Zowel belanghebbende als de Staatssecretaris heeft tegen ’s Hofs uitspraak beroep in cassatie ingesteld.
Belanghebbende heeft een verweerschrift ingediend. Zij heeft tevens incidenteel beroep in cassatie ingesteld en daarbij één middel voorgesteld.
Het beroepschrift in cassatie van de Staatssecretaris en het geschrift waarbij incidenteel beroep in cassatie is ingesteld, zijn aan dit arrest gehecht en maken daarvan deel uit.
De Staatssecretaris heeft schriftelijk zijn zienswijze omtrent het incidentele beroep naar voren gebracht.
Belanghebbende heeft in het incidentele beroep een conclusie van repliek ingediend.
De Advocaat-Generaal R.L.H. IJzerman heeft op 28 mei 2018 geconcludeerd tot verwerping van zowel het principale beroep in cassatie van de Staatssecretaris als het incidentele beroep in cassatie van belanghebbende (ECLI:NL:PHR:2018:616). Zowel de Staatssecretaris als belanghebbende heeft schriftelijk op de conclusie gereageerd.
2. Beoordeling van de ontvankelijkheid van het principale beroep van belanghebbende
De griffier van de Hoge Raad heeft belanghebbende bij aangetekende brief van 27 oktober 2017 die volgens de gegevens van Track&Trace van PostNL is afgeleverd op het door belanghebbende opgegeven adres, gewezen op de verschuldigdheid van griffierecht en voor de betaling een termijn van vier weken gesteld. Het griffierecht is niet voldaan.

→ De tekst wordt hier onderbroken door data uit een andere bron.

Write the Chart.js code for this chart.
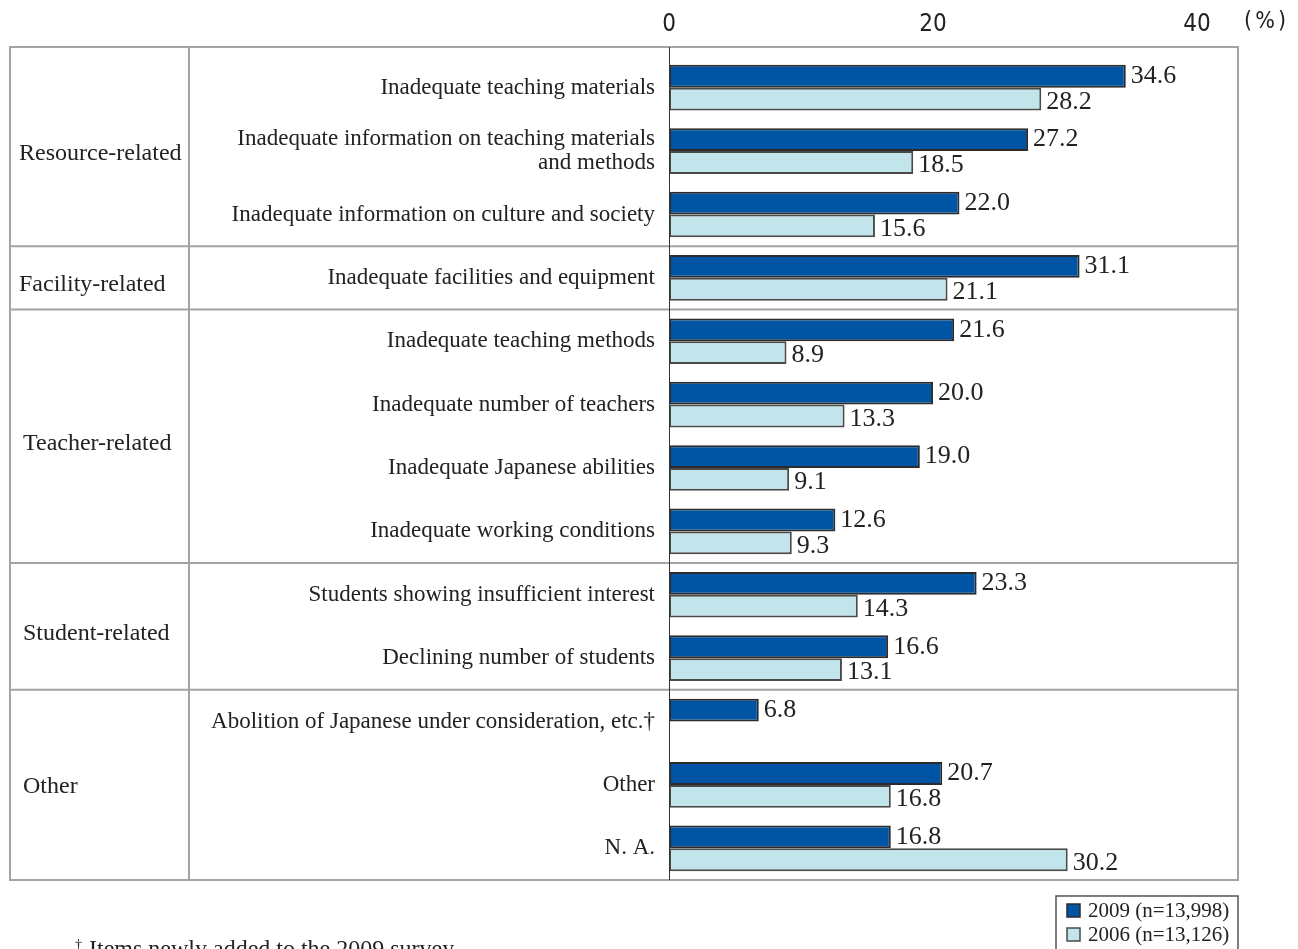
<!DOCTYPE html>
<html>
<head>
<meta charset="utf-8">
<title>Problems in Japanese-language education</title>
<script src="https://cdn.jsdelivr.net/npm/chart.js@4/dist/chart.umd.min.js"></script>
<style>
  html, body { margin: 0; padding: 0; background: #fff; }
  canvas { display: block; }
</style>
</head>
<body>
<canvas id="problemsChart" width="1298" height="949"></canvas>
<script>
// Items (y axis), grouped by category
var items = [
    'Inadequate teaching materials',
    ['Inadequate information on teaching materials', 'and methods'],
    'Inadequate information on culture and society',
    'Inadequate facilities and equipment',
    'Inadequate teaching methods',
    'Inadequate number of teachers',
    'Inadequate Japanese abilities',
    'Inadequate working conditions',
    'Students showing insufficient interest',
    'Declining number of students',
    'Abolition of Japanese under consideration, etc.\u2020',
    'Other',
    'N. A.'
];
var groupNames = ['Resource-related', 'Facility-related', 'Teacher-related', 'Student-related', 'Other'];
var groupSizes = [3, 1, 4, 2, 3];

var values2009 = [34.6, 27.2, 22.0, 31.1, 21.6, 20.0, 19.0, 12.6, 23.3, 16.6, 6.8, 20.7, 16.8];
var values2006 = [28.2, 18.5, 15.6, 21.1, 8.9, 13.3, 9.1, 9.3, 14.3, 13.1, null, 16.8, 30.2];

var xTicks = [0, 20, 40];

var SERIF = '"Liberation Serif", "DejaVu Serif", serif';
var TICK_FONT = '"DejaVu Sans Condensed", "Liberation Sans Narrow", "Noto Sans CJK JP", sans-serif';
var TABLE_TOP = 47;

// Category boxes, group names, value labels, unit, legend and footnote
var tablePlugin = {
    id: 'tablePlugin',
    afterDraw: function (chart) {
        var ctx = chart.ctx;
        var area = chart.chartArea;
        var y = chart.scales.y;
        var left = 10, mid = 189;

        ctx.save();
        ctx.strokeStyle = '#a3a3a3';
        ctx.lineWidth = 2;
        ctx.strokeRect(left, TABLE_TOP, area.right - left, area.bottom - TABLE_TOP);
        ctx.beginPath();
        ctx.moveTo(mid, TABLE_TOP);
        ctx.lineTo(mid, area.bottom);
        ctx.stroke();

        // group separators and names
        var start = 0;
        ctx.font = '24px ' + SERIF;
        ctx.textBaseline = 'middle';
        ctx.textAlign = 'left';
        groupSizes.forEach(function (size, g) {
            var end = start + size - 1;
            var top = start === 0 ? TABLE_TOP : (y.getPixelForValue(start - 1) + y.getPixelForValue(start)) / 2;
            var bottom = end === items.length - 1 ? area.bottom : (y.getPixelForValue(end) + y.getPixelForValue(end + 1)) / 2;
            if (end < items.length - 1) {
                ctx.strokeStyle = '#a3a3a3';
                ctx.beginPath();
                ctx.moveTo(left, bottom);
                ctx.lineTo(area.right, bottom);
                ctx.stroke();
            }
            ctx.fillStyle = '#222';
            ctx.fillText(groupNames[g], g < 2 ? 19 : 23, (top + bottom) / 2 + (end === items.length - 1 ? 2 : 7));
            start += size;
        });

        // zero axis line
        ctx.strokeStyle = '#333';
        ctx.lineWidth = 1;
        ctx.beginPath();
        ctx.moveTo(area.left + 0.5, TABLE_TOP);
        ctx.lineTo(area.left + 0.5, area.bottom);
        ctx.stroke();

        // unit label
        ctx.fillStyle = '#222';
        ctx.font = '23px ' + TICK_FONT;
        ctx.textAlign = 'center';
        ctx.fillText('(', area.right + 10, 22);
        ctx.fillText('%', area.right + 27, 22);
        ctx.fillText(')', area.right + 44, 22);

        // legend
        var lx = 1056, ly = 896;
        ctx.strokeStyle = '#555';
        ctx.lineWidth = 1.5;
        ctx.strokeRect(lx, ly, area.right - lx, 60);
        ctx.font = '21px ' + SERIF;
        ctx.textAlign = 'left';
        chart.data.datasets.forEach(function (ds, i) {
            var cy = ly + 14 + i * 24;
            ctx.fillStyle = ds.backgroundColor;
            ctx.fillRect(lx + 11, cy - 6, 13, 13);
            ctx.strokeStyle = ds.borderColor;
            ctx.lineWidth = 1.5;
            ctx.strokeRect(lx + 11, cy - 6, 13, 13);
            ctx.fillStyle = '#222';
            ctx.fillText(ds.label, lx + 32, cy + 1);
        });

        // footnote
        ctx.font = '14px ' + SERIF;
        ctx.fillText('\u2020', 75, 945);
        ctx.font = '24px ' + SERIF;
        ctx.textBaseline = 'alphabetic';
        ctx.fillText('Items newly added to the 2009 survey', 89, 956);
        ctx.restore();
    },
    afterDatasetsDraw: function (chart) {
        var ctx = chart.ctx;
        ctx.save();
        ctx.fillStyle = '#222';
        ctx.font = '26px ' + SERIF;
        ctx.textAlign = 'left';
        ctx.textBaseline = 'middle';
        chart.data.datasets.forEach(function (ds, i) {
            chart.getDatasetMeta(i).data.forEach(function (bar, j) {
                var v = ds.data[j];
                if (v === null) return;
                ctx.fillText(v.toFixed(1), bar.x + 5, bar.y + (i === 1 ? 3 : 0));
            });
        });
        ctx.restore();
    }
};

var ctx = document.getElementById('problemsChart').getContext('2d');
var problemsChart = new Chart(ctx, {
    type: 'bar',
    data: {
        labels: items,
        datasets: [{
            label: '2009 (n=13,998)',
            data: values2009,
            backgroundColor: '#0054a4',
            borderColor: '#2b2b2b',
            borderWidth: 2,
            borderSkipped: false
        }, {
            label: '2006 (n=13,126)',
            data: values2006,
            backgroundColor: '#c1e5ea',
            borderColor: '#4a4a4a',
            borderWidth: 2,
            borderSkipped: false
        }]
    },
    options: {
        indexAxis: 'y',
        responsive: false,
        animation: false,
        layout: { padding: { left: 0, right: 60, top: 0, bottom: 69 } },
        datasets: {
            bar: { categoryPercentage: 0.72, barPercentage: 1.0 }
        },
        scales: {
            x: {
                position: 'top',
                min: 0,
                max: 43.1,
                afterFit: function (scale) { scale.height = 56; },
                afterBuildTicks: function (scale) {
                    scale.ticks = xTicks.map(function (v) { return { value: v }; });
                },
                grid: { display: false, drawTicks: false },
                border: { display: false },
                ticks: {
                    padding: 17,
                    color: '#222',
                    font: { family: TICK_FONT, size: 24 }
                }
            },
            y: {
                afterFit: function (scale) { scale.width = 669; },
                grid: { display: false, drawTicks: false },
                border: { display: false },
                ticks: {
                    autoSkip: false,
                    padding: 14,
                    color: '#222',
                    font: { family: SERIF, size: 23, lineHeight: 1.05 }
                }
            }
        },
        plugins: {
            legend: { display: false },
            tooltip: { enabled: false }
        }
    },
    plugins: [tablePlugin]
});
</script>
</body>
</html>
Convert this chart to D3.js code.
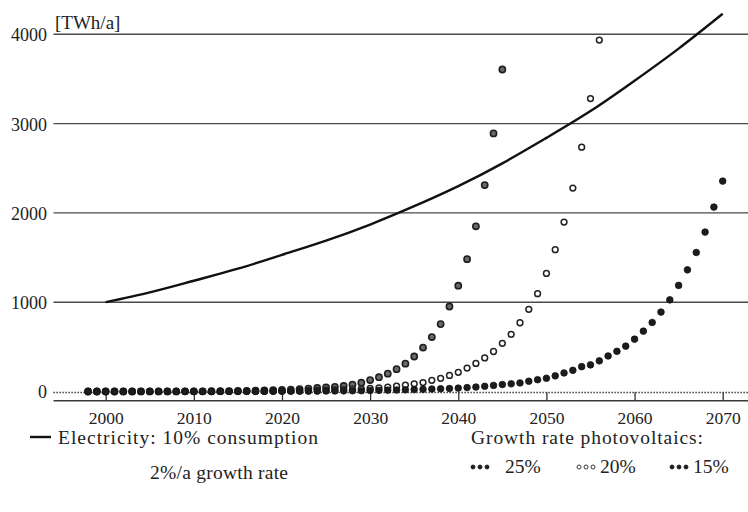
<!DOCTYPE html>
<html>
<head>
<meta charset="utf-8">
<script src="https://cdn.jsdelivr.net/npm/d3@7"></script>
<style>
  html, body { margin: 0; padding: 0; background: #fff; }
  svg { display: block; font-family: "Liberation Serif", "DejaVu Serif", serif; }
</style>
</head>
<body>
<svg id="chart" width="748" height="512"></svg>
<script>
// Electricity demand (10% of consumption, growing ~2%/a), TWh/a
const lineYears = [2000, 2005, 2010, 2015, 2020, 2025, 2030, 2035, 2040, 2045, 2050, 2055, 2060, 2065, 2070];
const electricity = [1000, 1110, 1240, 1375, 1530, 1690, 1870, 2075, 2300, 2555, 2840, 3140, 3480, 3840, 4230];

// Photovoltaic output for three growth rates, one value per year from 1998, TWh/a
const startYear = 1998;
const pv25 = [0.1, 0.1, 0.2, 0.2, 0.3, 0.4, 0.5, 0.6, 0.7, 0.9,
  1.2, 1.5, 1.8, 2.3, 2.9, 3.6, 4.5, 5.6, 7, 9,
  11, 14, 17, 21, 27, 33, 40, 45, 52, 62,
  78, 98, 128, 160, 200, 250, 312, 392, 492, 610,
  755, 952, 1185, 1482, 1850, 2312, 2890, 3606];
const pv20 = [0.1, 0.1, 0.15, 0.2, 0.2, 0.25, 0.3, 0.4, 0.45, 0.5,
  0.6, 0.75, 0.9, 1.1, 1.3, 1.6, 1.9, 2.3, 2.7, 3.3,
  4, 4.7, 6, 7, 8.5, 10, 12, 15, 18, 21,
  25, 30, 34, 41, 49, 60, 72, 86, 100, 125,
  148, 180, 215, 262, 314, 376, 448, 540, 640, 770,
  920, 1096, 1322, 1588, 1897, 2278, 2736, 3280, 3935];
const pv15 = [0.1, 0.1, 0.15, 0.15, 0.2, 0.2, 0.25, 0.3, 0.3, 0.35,
  0.4, 0.5, 0.55, 0.6, 0.7, 0.8, 1, 1.1, 1.3, 1.5,
  1.7, 2, 2.3, 2.6, 3, 3.5, 4, 5, 6, 7,
  8, 9, 11, 13, 15, 17, 19, 22, 25, 28,
  31, 34, 38, 44, 50, 58, 68, 78, 86, 96,
  115, 132, 148, 175, 208, 237, 278, 298, 343, 398,
  450, 508, 586, 676, 773, 889, 1026, 1188, 1362, 1557,
  1785, 2065, 2356];

const xTicks = [2000, 2010, 2020, 2030, 2040, 2050, 2060, 2070];
const yTicks = [0, 1000, 2000, 3000, 4000];
const unitLabel = "[TWh/a]";

const svg = d3.select("#chart");
const W = 748;
const plotLeft = 53.5;

const x = d3.scaleLinear().domain([2000, 2070]).range([105.7, 722.7]);
const y = d3.scaleLinear().domain([0, 4000]).range([391.5, 34.3]);
const axisY = 400.7;

// horizontal grid lines
svg.append("g")
  .selectAll("line")
  .data(yTicks.filter(d => d > 0))
  .join("line")
  .attr("x1", plotLeft).attr("x2", W)
  .attr("y1", d => y(d)).attr("y2", d => y(d))
  .attr("stroke", "#4a4a4a").attr("stroke-width", 1.4);

// dotted zero line
svg.append("line")
  .attr("x1", plotLeft).attr("x2", W)
  .attr("y1", y(0) + 1).attr("y2", y(0) + 1)
  .attr("stroke", "#111").attr("stroke-width", 1.3)
  .attr("stroke-dasharray", "1.2,1.8");

// y axis labels
const yAxis = svg.append("g")
  .attr("transform", `translate(${plotLeft},0)`)
  .call(d3.axisLeft(y).tickValues(yTicks).tickSize(0).tickPadding(6.5).tickFormat(d3.format("d")));
yAxis.select(".domain").remove();
yAxis.selectAll("text").attr("font-size", 18).attr("fill", "#222")
  .attr("font-family", "Liberation Serif, serif").attr("dy", "0.36em");

svg.append("text")
  .attr("x", 55).attr("y", 28.5)
  .attr("font-size", 19).attr("fill", "#222")
  .text(unitLabel);

// x axis
svg.append("line")
  .attr("x1", plotLeft).attr("x2", W)
  .attr("y1", axisY).attr("y2", axisY)
  .attr("stroke", "#3a3a3a").attr("stroke-width", 1.5);
const xAxis = svg.append("g")
  .attr("transform", `translate(0,${axisY})`)
  .call(d3.axisBottom(x).tickValues(xTicks).tickSizeInner(-8.5).tickSizeOuter(0).tickPadding(11).tickFormat(d3.format("d")));
xAxis.select(".domain").remove();
xAxis.selectAll(".tick line").attr("stroke", "#333").attr("stroke-width", 1.3);
xAxis.selectAll("text").attr("font-size", 17.5).attr("fill", "#222")
  .attr("font-family", "Liberation Serif, serif");

// electricity demand curve
const line = d3.line()
  .x((d, i) => x(lineYears[i]))
  .y(d => y(d))
  .curve(d3.curveNatural);
svg.append("path")
  .datum(electricity)
  .attr("d", line)
  .attr("fill", "none")
  .attr("stroke", "#111")
  .attr("stroke-width", 2.4);

// photovoltaic series
const series = [
  { values: pv25, r: 3.1, fill: "#6a6a6a", stroke: "#1e1e1e", sw: 1.6 },
  { values: pv20, r: 2.9, fill: "#ffffff", stroke: "#222", sw: 1.5 },
  { values: pv15, r: 3.3, fill: "#1c1c1c", stroke: "#111", sw: 0.8 }
];
series.forEach(s => {
  svg.append("g")
    .selectAll("circle")
    .data(s.values)
    .join("circle")
    .attr("cx", (d, i) => x(startYear + i))
    .attr("cy", d => y(d))
    .attr("r", s.r)
    .attr("fill", s.fill)
    .attr("stroke", s.stroke)
    .attr("stroke-width", s.sw);
});

// legend
const legend = svg.append("g").attr("font-size", 19.5).attr("fill", "#222");
legend.append("line")
  .attr("x1", 30).attr("x2", 51).attr("y1", 437).attr("y2", 437)
  .attr("stroke", "#111").attr("stroke-width", 2.4);
legend.append("text").attr("x", 58).attr("y", 444)
  .attr("textLength", 260).attr("lengthAdjust", "spacing")
  .text("Electricity: 10% consumption");
legend.append("text").attr("x", 150).attr("y", 479)
  .attr("textLength", 138).attr("lengthAdjust", "spacing")
  .text("2%/a growth rate");
legend.append("text").attr("x", 471).attr("y", 444)
  .attr("textLength", 232).attr("lengthAdjust", "spacing")
  .text("Growth rate photovoltaics:");

const legendItems = [
  { label: "25%", x: 473, tx: 505, fill: "#1c1c1c" },
  { label: "20%", x: 579, tx: 600, fill: "#fff" },
  { label: "15%", x: 672, tx: 693, fill: "#1c1c1c" }
];
legendItems.forEach(item => {
  [0, 1, 2].forEach(k => {
    legend.append("circle")
      .attr("cx", item.x + k * 7).attr("cy", 467)
      .attr("r", 2)
      .attr("fill", item.fill)
      .attr("stroke", "#222").attr("stroke-width", 0.9);
  });
  legend.append("text").attr("x", item.tx).attr("y", 473).text(item.label);
});
</script>
</body>
</html>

De griffier van de Hoge Raad heeft belanghebbende bij aangetekende brief van 28 november 2017, die volgens de gegevens van Track&Trace van PostNL is afgehaald op de afhaallocatie, in de gelegenheid gesteld mee te delen waarom het griffierecht niet tijdig is betaald. Belanghebbende heeft van deze gelegenheid geen gebruik gemaakt.
Het principale beroep in cassatie van belanghebbende moet op grond van artikel 8:41, lid 6, Awb derhalve niet‑ontvankelijk worden verklaard.
3. Beoordeling van het in het principale beroep van de Staatssecretaris voorgestelde middel
Het middel kan niet tot cassatie leiden. Dit behoeft, gezien artikel 81, lid 1, van de Wet op de rechterlijke organisatie, geen nadere motivering, nu het middel niet noopt tot beantwoording van rechtsvragen in het belang van de rechtseenheid of de rechtsontwikkeling (vgl. het heden in de zaak met nummer 17/02947 uitgesproken arrest van de Hoge Raad, waarvan een geanonimiseerd afschrift aan dit arrest is gehecht).
4. Beoordeling van het in het incidentele beroep van belanghebbende voorgestelde middel
Het middel kan niet tot cassatie leiden. Dit behoeft, gezien artikel 81, lid 1, van de Wet op de rechterlijke organisatie, geen nadere motivering, nu het middel niet noopt tot beantwoording van rechtsvragen in het belang van de rechtseenheid of de rechtsontwikkeling.